A recent Seth Godin post, The People Who Came Before You, points to one of the complicating factors for marketers. Godin reminds that everyone we pitch has been pitched before. Market analysis that relies solely on slicing metrics and dicing demographics to identify or predict shared experiences almost always misses the real communication sweet spot — the intense experiences of the moment. This is likely the context for the drivers your target is losing sleep over.
For that matter, every conversation you and I have today — personal and professional — is shaded by the conversations of all of our yesterdays. Individual fields of experience are dynamic. Ever changing. A moving target.
It is a wonder anyone connects with anyone!

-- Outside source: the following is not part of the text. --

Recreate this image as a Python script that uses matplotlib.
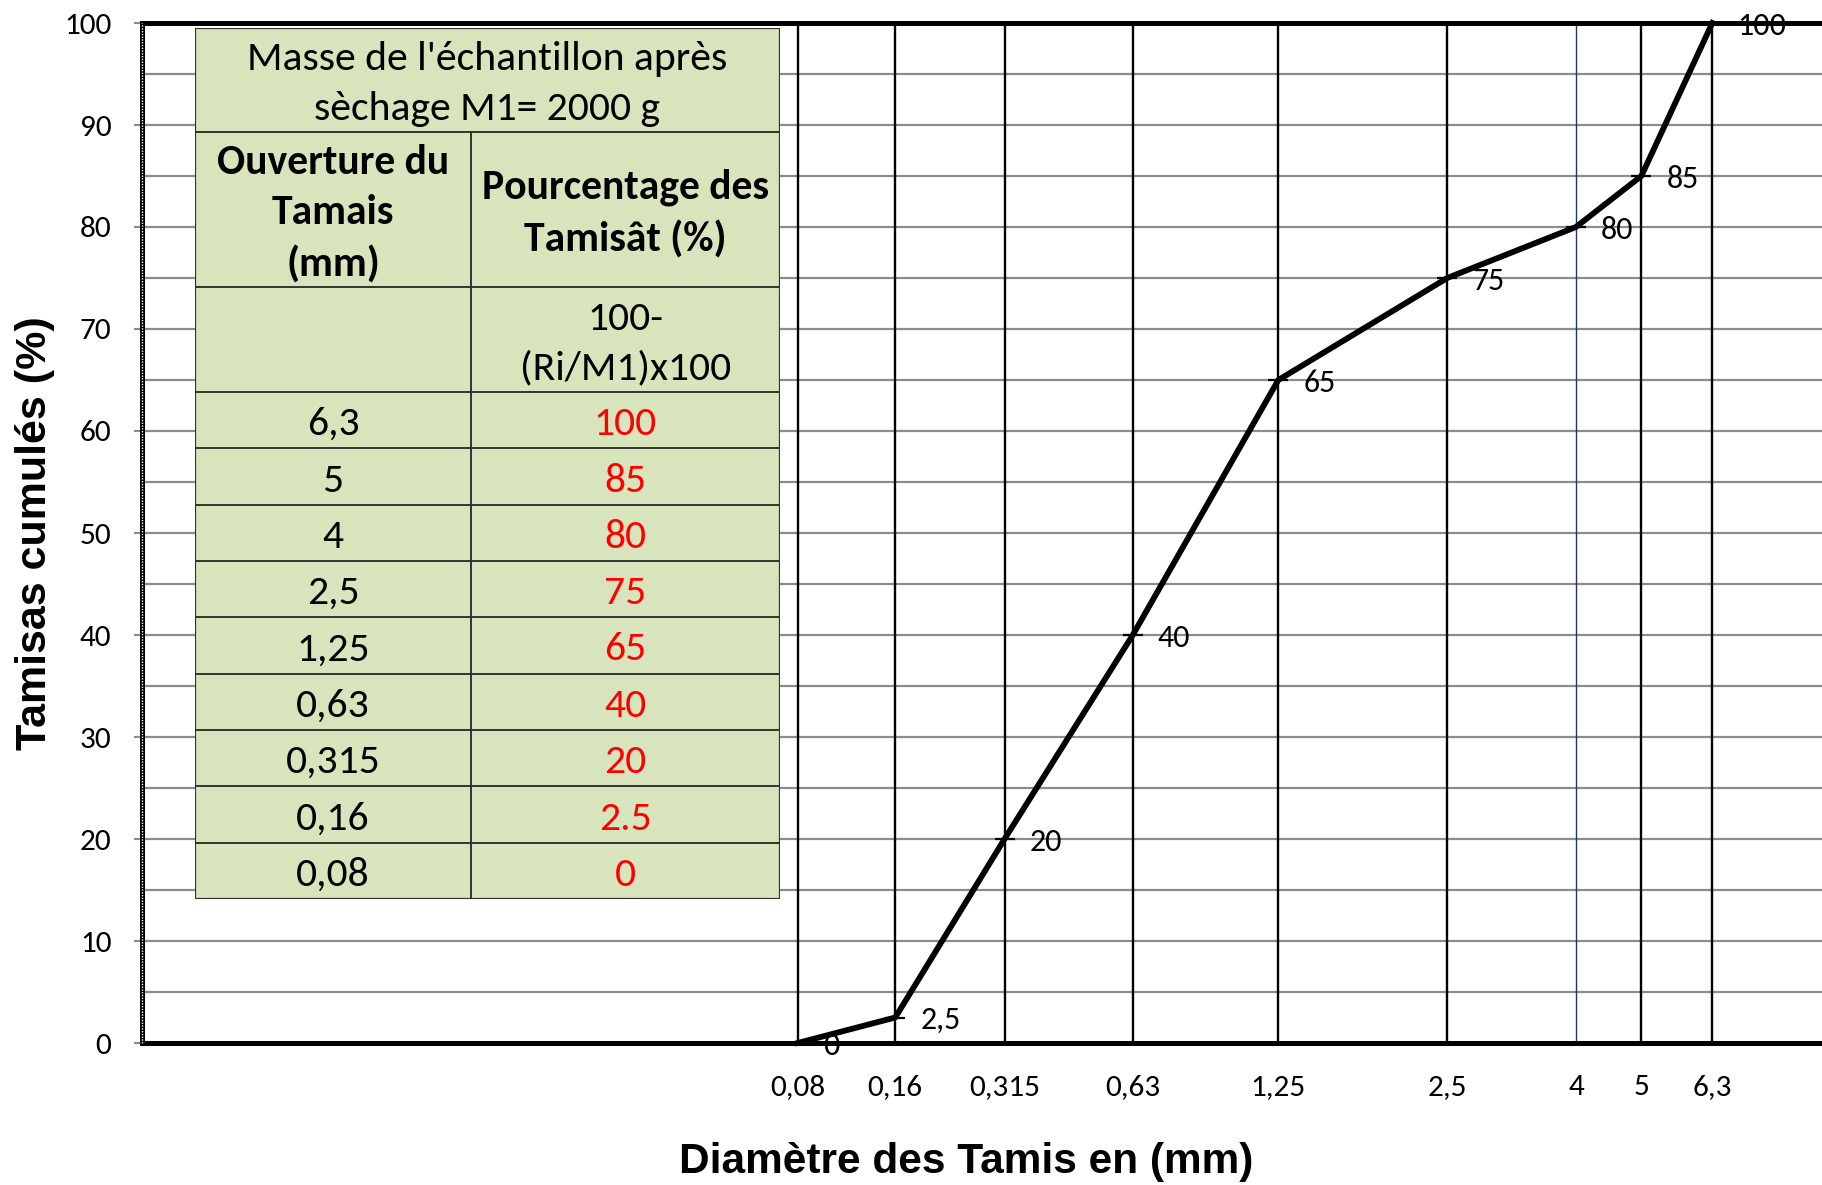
import numpy as np
import matplotlib.pyplot as plt
from matplotlib import font_manager
from matplotlib.patches import Rectangle

# Analyse granulométrique : ouverture des tamis (mm) et tamisats cumulés (%)
tamis = [0.08, 0.16, 0.315, 0.63, 1.25, 2.5, 4, 5, 6.3]
tamisat = [0, 2.5, 20, 40, 65, 75, 80, 85, 100]

graduations_y = [0, 10, 20, 30, 40, 50, 60, 70, 80, 90, 100]
grille_y = [5, 15, 25, 35, 45, 55, 65, 75, 85, 95]

titre_x = "Diamètre des Tamis en (mm)"
titre_y = "Tamisas cumulés (%)"
titre_table = "Masse de l'échantillon après\nsèchage M1= 2000 g"
entete_ouverture = "Ouverture du\nTamais\n(mm)"
entete_pourcentage = "Pourcentage des\nTamisât (%)"
formule = "100-\n(Ri/M1)x100"


def choisir_police(noms):
    dispo = {f.name for f in font_manager.fontManager.ttflist}
    for n in noms:
        if n in dispo:
            return n
    return "DejaVu Sans"


police = choisir_police(["Carlito", "Lato", "Open Sans"])
police_titre = choisir_police(["Liberation Sans", "Arial"])

W, H = 1822, 1185
fig = plt.figure(figsize=(W / 100, H / 100), dpi=100)

# zone du graphique, en pixels de la figure
x0, y_bas, y_haut = 142, 1043, 23
ax = fig.add_axes([x0 / W, (H - y_bas) / H, (W - x0) / W, (y_bas - y_haut) / H])

# échelle puissance 0.2 sur l'axe des diamètres
avant = lambda d: np.power(np.clip(d, 0, None), 0.2)
arriere = lambda u: np.power(np.clip(u, 0, None), 5.0)
ax.set_xscale("function", functions=(avant, arriere))
ax.set_xlim(0, 8.83)
ax.set_ylim(0, 100)

# quadrillage horizontal gris tous les 5 %
ax.set_yticks(graduations_y)
ax.set_yticks(grille_y, minor=True)
ax.yaxis.grid(True, which="both", color="#8c8c8c", lw=1.6, zorder=1)
ax.set_axisbelow(True)

# une verticale par tamis (celle de 4 mm est bleue)
couleurs = ["#1f3864" if d == 4 else "black" for d in tamis]
epaisseurs = [1.0 if d == 4 else 1.7 for d in tamis]
ax.vlines(tamis, 0, 100, colors=couleurs, linewidths=epaisseurs, zorder=2)

# courbe granulométrique
ax.plot(tamis, tamisat, color="black", lw=4.2, marker="_", ms=14, mew=1.6,
        zorder=4, clip_on=False)

for d, v in zip(tamis, tamisat):
    ax.annotate(f"{v:g}".replace(".", ","), (d, v), xytext=(18, -2),
                textcoords="offset points", ha="left", va="center",
                fontsize=23, family=police, zorder=3, annotation_clip=False)

ax.set_xticks(tamis)
ax.set_xticklabels([f"{d:g}".replace(".", ",") for d in tamis], family=police)
ax.set_yticklabels([str(v) for v in graduations_y], family=police)
ax.tick_params(axis="x", which="both", length=0, pad=22, labelsize=22.5)
ax.tick_params(axis="y", which="major", length=6, width=1.5, color="#8c8c8c",
               pad=16, labelsize=22.5)
ax.tick_params(axis="y", which="minor", length=0)

for cote in ["top", "bottom", "left"]:
    ax.spines[cote].set_linewidth(3.6)
    ax.spines[cote].set_color("black")
    ax.spines[cote].set_zorder(5)
ax.spines["right"].set_visible(False)
# liseré pointillé blanc dans l'axe vertical
ax.axvline(0, color="white", lw=1.0, ls=(0, (1, 1)), zorder=6, clip_on=False)

ax.set_xlabel(titre_x, fontsize=30.5, fontweight="bold", family=police_titre)
ax.set_ylabel(titre_y, fontsize=31, fontweight="bold", family=police_titre)
ax.xaxis.label.set_va("center")
ax.yaxis.label.set_va("center")
ax.xaxis.set_label_coords((966 - x0) / (W - x0), -(1162 - y_bas) / (y_bas - y_haut))
ax.yaxis.set_label_coords(-(x0 - 35) / (W - x0), 0.5)

# tableau des résultats posé sur le graphique
tx, ty, tw, th = 195, 28, 585, 871
tab = fig.add_axes([tx / W, (H - ty - th) / H, tw / W, th / H])
tab.set_xlim(0, tw)
tab.set_ylim(th, 0)
tab.axis("off")

col = 276
bords = [0, 104, 259, 364] + [364 + (th - 364) * k / len(tamis) for k in range(1, len(tamis) + 1)]
trait = dict(color="#333333", lw=1.4)

tab.add_patch(Rectangle((0, 0), tw, th, facecolor="#d8e4bc", edgecolor="#333333", lw=1.6))
for b in bords[1:-1]:
    tab.plot([0, tw], [b, b], **trait)
tab.plot([col, col], [bords[1], th], **trait)

dy = 4  # petit décalage vers le bas du texte dans les cellules
txt = dict(ha="center", va="center", fontsize=30, family=police, linespacing=1.45)
tab.text(tw / 2, (bords[0] + bords[1]) / 2 + dy, titre_table, **txt)
tab.text(col / 2, (bords[1] + bords[2]) / 2 + dy, entete_ouverture, fontweight="bold", **txt)
tab.text((col + tw) / 2, (bords[1] + bords[2]) / 2 + dy, entete_pourcentage, fontweight="bold", **txt)
tab.text((col + tw) / 2, (bords[2] + bords[3]) / 2 + dy, formule, **txt)

for i, (d, v) in enumerate(zip(tamis[::-1], tamisat[::-1])):
    yc = (bords[3 + i] + bords[4 + i]) / 2 + dy
    tab.text(col / 2, yc, f"{d:g}".replace(".", ","), **txt)
    tab.text((col + tw) / 2, yc, f"{v:g}", color="#ff0000", **txt)

fig.savefig("out.png", dpi=100)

In the real world, no two individuals share exactly the same compilation of experiences — the same business drivers, or the same equation of tears and laughter. Every member of a target audience processes a message through a unique set of filters.
As if this were not grand enough a challenge, the problem is magnified when we actually attempt to consider those who came before as we craft and deliver a message. Often, the result of an effort to factor everything that might impact the interpretation of a salient point, presentation or pitch, is an homogenous message. Predictable. Boring, if not meaningless. Connecting with no one.
(Need a case-in-point? Lend an ear to the rhetoric of a political campaign.)
Can Creative Genius Bridge the Gap?
When it comes to advertising and marketing, the content side of the house has long held that creative genius is the key to connection. But as magical as it can be (and as much as I personally subscribe to its value), mere innovation of language, design, production and delivery is no guarantee of connection. Award winning creativity can strike a disconnect or miscommunicate as efficiently as unimaginative repetition.
Whether one agrees with advertising guru David Ogilvy, who said, “if it doesn’t sell, it isn’t creative,” it is difficult to argue that failure to connect constitutes failure to communicate. Name the venue — personal relationship, team collaboration or marketing and sales — job one is to connect with the target.
When You Share, Beware The Experiences You Think You Understand
The principle of couching a message in the context of shared experiences is an issue of perspective. And gaining perspective is accomplished through strategic and intentional listening – seeking to learn and understand in advance of any expectation of communication. Much less, changing, selling, or converting.
Bottom-line: without respect to perceived commonalities, articulate delivery or creative genius, meaningful connection and communication that changes things begins with the act of intentional listening.
Just as the accumulation of individual experience is a work-in-progress, the identification of the experiences as well as the hopes and dreams that facilitate communication is on-going. Proactive. Intentional. And it begins with listening.